Taking place in a divided nation amidst a global pandemic, the 2020 election was marked by extraordinarily high levels of voting, with record-breaking early and absentee voting in many states. As of press time on the morning of Nov. 4, major news organizations were reporting that several battleground states still hung in the balance and neither candidate had secured the 270 Electoral College votes needed to win the election.
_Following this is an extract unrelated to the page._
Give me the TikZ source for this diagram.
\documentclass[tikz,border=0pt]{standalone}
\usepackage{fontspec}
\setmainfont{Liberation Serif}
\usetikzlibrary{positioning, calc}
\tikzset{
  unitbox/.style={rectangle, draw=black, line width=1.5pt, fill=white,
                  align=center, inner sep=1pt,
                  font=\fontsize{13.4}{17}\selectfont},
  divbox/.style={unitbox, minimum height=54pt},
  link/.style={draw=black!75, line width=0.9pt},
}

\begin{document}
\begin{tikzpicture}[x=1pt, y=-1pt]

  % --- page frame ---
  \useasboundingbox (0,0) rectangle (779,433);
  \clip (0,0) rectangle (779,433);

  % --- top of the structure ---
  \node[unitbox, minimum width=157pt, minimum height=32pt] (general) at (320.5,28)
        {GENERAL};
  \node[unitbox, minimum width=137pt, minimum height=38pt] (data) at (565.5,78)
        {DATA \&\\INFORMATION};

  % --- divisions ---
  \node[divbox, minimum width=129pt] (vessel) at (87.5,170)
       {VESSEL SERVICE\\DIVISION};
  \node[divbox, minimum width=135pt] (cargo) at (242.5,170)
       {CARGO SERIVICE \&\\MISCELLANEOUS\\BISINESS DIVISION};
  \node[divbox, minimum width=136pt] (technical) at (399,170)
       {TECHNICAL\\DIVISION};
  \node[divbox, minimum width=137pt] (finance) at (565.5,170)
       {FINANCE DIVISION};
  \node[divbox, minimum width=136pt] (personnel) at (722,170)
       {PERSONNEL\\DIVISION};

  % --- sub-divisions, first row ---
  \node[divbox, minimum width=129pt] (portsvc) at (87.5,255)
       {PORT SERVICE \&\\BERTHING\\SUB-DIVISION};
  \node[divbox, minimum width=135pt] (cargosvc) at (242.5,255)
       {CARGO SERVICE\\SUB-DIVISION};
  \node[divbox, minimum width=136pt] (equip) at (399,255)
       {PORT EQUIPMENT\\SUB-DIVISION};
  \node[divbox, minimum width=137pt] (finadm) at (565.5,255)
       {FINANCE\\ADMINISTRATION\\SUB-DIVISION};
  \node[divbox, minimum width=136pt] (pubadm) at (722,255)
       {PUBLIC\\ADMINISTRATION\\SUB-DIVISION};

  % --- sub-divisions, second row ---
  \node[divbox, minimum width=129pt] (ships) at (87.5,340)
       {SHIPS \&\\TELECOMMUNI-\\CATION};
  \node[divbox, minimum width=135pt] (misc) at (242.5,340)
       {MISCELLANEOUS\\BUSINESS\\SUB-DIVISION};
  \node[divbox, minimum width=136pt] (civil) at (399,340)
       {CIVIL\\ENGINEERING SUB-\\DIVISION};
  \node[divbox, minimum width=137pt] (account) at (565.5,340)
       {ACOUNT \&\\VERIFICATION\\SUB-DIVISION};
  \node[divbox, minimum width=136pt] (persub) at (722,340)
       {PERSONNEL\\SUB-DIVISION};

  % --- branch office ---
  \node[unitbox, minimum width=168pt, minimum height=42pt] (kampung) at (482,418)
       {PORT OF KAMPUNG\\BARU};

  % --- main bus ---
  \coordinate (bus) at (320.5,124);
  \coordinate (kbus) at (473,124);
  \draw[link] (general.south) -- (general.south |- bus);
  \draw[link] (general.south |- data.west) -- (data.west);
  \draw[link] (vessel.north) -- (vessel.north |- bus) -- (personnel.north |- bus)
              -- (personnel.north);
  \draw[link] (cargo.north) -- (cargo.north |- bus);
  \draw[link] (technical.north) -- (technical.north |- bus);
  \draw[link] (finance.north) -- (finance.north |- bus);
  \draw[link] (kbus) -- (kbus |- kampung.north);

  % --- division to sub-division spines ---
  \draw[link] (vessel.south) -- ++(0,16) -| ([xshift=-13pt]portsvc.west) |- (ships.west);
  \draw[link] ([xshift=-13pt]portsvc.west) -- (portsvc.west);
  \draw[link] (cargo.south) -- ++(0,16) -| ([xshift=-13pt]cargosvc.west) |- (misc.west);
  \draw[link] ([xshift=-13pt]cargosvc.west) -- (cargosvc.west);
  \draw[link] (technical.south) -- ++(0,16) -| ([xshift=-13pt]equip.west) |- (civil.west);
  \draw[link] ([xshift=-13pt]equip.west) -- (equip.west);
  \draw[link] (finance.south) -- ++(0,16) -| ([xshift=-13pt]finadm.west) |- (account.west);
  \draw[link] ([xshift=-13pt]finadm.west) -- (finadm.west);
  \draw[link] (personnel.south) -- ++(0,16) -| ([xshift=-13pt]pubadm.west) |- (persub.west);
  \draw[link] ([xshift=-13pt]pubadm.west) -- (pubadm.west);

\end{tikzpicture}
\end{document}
On campus Nov. 3, approximately 600 students, faculty, staff, and local residents voted at Middletown’s Voting District 14, located inside Beckham Hall in Fayerweather, according to Diana Martinez, assistant director of the Jewett Center for Community Partnerships, who oversaw Election Day operations. Wesleyan also hosted an Election Day registration tent adjacent to the Freeman Athletic Center, where anyone who hadn’t registered prior to the Oct. 27 deadline could both register and vote on Election Day. Masks and social distancing were required at both locations. Martinez reported that voting activity on campus went very smoothly, and thanked the community for their diligence in adhering to the COVID-19 safety measures.
In-Person Student Voters Weigh In
There was a steady flow of voters in and out of Fayerweather around midday, yet lines remained short. Housemates Ana Finnerty-Haggerty ’21 and Lizzie Edwards ’21 walked over to the polling site together and along the way discussed candidates on the ballot, as well as a Middletown bond issue related to riverfront development. They both chose to vote in person in Connecticut to “make sure my vote counts,” as Finnerty-Haggerty put it. She noted that some of her friends from swing states strategically chose to cast absentee ballots in their home states.
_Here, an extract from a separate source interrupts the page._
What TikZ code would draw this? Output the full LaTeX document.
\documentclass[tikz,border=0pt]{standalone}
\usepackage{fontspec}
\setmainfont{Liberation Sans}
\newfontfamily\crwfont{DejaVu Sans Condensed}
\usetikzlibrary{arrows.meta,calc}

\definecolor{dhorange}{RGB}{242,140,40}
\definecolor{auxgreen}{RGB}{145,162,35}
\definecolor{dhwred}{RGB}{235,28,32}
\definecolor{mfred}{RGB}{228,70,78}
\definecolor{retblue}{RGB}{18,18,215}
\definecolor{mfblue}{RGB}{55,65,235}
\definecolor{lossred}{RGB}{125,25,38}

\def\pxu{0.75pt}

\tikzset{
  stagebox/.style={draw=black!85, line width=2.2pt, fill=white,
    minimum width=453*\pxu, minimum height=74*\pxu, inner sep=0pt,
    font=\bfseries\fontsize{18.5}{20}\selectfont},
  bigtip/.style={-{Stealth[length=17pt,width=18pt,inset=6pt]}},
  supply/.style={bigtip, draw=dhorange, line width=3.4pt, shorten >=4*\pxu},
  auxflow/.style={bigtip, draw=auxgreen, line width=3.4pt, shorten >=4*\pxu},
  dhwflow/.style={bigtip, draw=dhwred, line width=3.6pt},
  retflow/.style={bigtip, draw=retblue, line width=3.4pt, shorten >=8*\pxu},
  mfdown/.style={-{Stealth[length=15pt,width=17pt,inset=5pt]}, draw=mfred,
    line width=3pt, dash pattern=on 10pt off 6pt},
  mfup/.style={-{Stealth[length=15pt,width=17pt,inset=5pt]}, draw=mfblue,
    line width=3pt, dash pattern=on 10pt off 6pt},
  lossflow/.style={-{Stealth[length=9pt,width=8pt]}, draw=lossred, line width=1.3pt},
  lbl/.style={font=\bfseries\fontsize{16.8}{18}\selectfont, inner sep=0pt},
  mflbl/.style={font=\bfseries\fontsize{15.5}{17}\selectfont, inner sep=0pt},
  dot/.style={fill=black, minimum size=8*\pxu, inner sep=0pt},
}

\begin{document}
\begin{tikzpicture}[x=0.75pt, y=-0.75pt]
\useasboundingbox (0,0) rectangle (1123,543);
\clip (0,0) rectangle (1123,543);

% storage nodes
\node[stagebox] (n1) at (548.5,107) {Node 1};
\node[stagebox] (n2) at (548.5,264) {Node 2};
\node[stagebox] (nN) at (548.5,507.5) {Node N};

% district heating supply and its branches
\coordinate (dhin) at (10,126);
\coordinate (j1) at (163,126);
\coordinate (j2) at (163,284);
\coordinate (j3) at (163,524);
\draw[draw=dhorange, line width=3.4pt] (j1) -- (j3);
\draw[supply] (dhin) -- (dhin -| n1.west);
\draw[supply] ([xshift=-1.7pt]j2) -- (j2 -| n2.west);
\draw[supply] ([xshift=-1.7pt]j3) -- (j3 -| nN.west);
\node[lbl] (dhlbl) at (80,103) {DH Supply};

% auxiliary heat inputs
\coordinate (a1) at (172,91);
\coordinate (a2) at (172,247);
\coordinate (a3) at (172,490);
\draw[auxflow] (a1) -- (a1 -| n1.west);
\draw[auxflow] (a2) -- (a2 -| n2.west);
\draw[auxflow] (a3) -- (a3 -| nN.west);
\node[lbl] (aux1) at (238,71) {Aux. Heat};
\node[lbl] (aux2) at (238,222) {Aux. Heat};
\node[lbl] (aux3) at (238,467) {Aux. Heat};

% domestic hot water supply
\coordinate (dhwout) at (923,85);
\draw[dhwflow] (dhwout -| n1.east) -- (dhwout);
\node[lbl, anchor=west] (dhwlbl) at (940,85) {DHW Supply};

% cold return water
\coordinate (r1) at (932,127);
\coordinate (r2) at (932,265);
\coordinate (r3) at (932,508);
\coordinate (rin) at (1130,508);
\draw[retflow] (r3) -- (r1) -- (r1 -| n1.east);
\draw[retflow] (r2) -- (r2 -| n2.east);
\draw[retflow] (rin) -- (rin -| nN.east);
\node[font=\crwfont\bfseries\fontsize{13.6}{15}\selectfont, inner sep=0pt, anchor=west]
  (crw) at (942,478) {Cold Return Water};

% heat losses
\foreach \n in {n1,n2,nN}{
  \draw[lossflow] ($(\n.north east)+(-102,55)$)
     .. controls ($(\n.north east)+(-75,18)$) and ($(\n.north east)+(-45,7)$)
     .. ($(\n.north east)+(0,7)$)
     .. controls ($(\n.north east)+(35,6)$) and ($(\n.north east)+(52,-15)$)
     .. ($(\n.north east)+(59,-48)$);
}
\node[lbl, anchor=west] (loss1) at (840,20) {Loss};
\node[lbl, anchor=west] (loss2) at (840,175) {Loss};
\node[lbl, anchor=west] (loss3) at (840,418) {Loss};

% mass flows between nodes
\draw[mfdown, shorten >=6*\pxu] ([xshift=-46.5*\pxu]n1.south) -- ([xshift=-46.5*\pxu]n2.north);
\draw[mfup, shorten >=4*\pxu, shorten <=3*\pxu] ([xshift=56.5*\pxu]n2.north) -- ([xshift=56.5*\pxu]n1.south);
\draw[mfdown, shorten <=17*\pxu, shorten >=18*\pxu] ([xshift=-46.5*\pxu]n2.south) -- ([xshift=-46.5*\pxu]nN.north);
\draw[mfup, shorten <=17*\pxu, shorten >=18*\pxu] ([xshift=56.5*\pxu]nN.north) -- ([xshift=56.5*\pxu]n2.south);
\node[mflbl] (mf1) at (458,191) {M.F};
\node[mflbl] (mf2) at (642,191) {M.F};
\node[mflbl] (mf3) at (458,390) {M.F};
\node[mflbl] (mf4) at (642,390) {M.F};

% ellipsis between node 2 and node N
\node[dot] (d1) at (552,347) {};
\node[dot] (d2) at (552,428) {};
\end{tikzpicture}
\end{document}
Though she’s only living in Connecticut for four years during college, Edwards, who does volunteer work in the community, believes that “local politics really matter” and made a point to educate herself on all of the local issues and races in addition to the federal races.
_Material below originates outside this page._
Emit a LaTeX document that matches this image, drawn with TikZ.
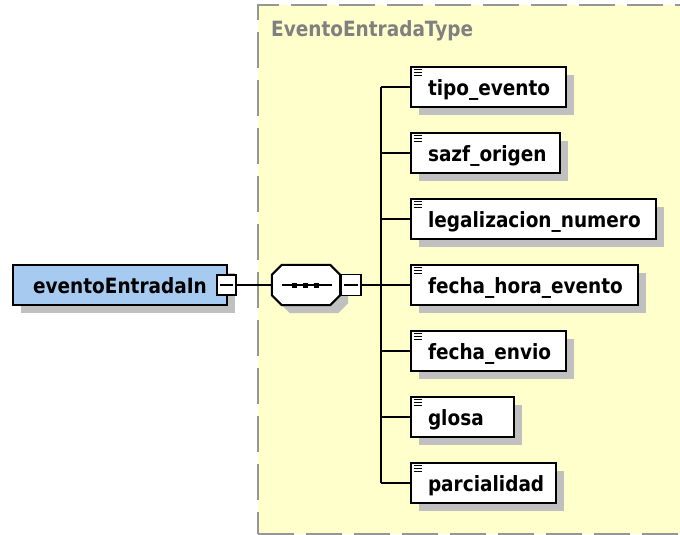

The two students said politics are a frequent topic of discussion in their house. They were compelled to vote on issues including climate change, systemic racism, economic disparities, and immigration reform.
Isaac Slomski-Pritz ’22 is from Illinois but also chose to vote in Connecticut this year. After this election, he hopes that the country can find a way to close partisan divides and produce “less vitriolic name-calling, less othering of people who disagree with you.”
Erica Clark Gould ’21, another in-person voter on campus, whose family resides in Paris, France, said, “I’m just hoping to have more of a democratic political system in place” following the election.
Student Engagement Supported on Campus
Improving students’ education about and engagement in the democratic system has been a major focus at Wesleyan for the past year through the Engage 2020 (E2020) initiative. Over 30 students received funding from the E2020 fund this year to support work on voter registration, issues advocacy, and campaigns. This fall, the Jewett Center for Community Partnerships sponsored a virtual E2020 Speaker Series—open to all members of the Wesleyan community and the broader public—featuring faculty, students, alumni, and outside speakers addressing a range of critical issues related to the election and public life. Through E2020, Wesleyan also convened hundreds of other institutions of higher education across the country in committing to principles around developing civic preparedness in students and encouraging their participation in political life.
In the days leading up to the election, Wesleyan urged students, faculty, and staff to go out and vote, and offered opportunities for the community to discussion the election, learn more about the issues, and support one another. Due to the pandemic, many of these events were held virtually, but on Nov. 2 the Office of Religious and Spiritual Life (ORSL) hosted an in-person, pre-election fireside chat and s’mores event during which students could safely gather outside. Despite cold and blustery conditions, over 65 people participated in four different locations, and faculty and staff helped facilitate socially distant and masked discussions about the election, the future, and issues of concern. Read more and see photos from the event.
In the days to come, as more is learned about the election results, Wesleyan will continue to offer opportunities for its community to come together and make sense of the implications. At noon on Nov. 6, the Government Department, the Allbritton Center for the Study of Public Life, and the E2020 initiative will sponsor a virtual roundtable discussion debrief event featuring American politics faculty Logan Dancey, Erika Franklin Fowler, Alyx Mark, Steven Moore, and Justin Peck.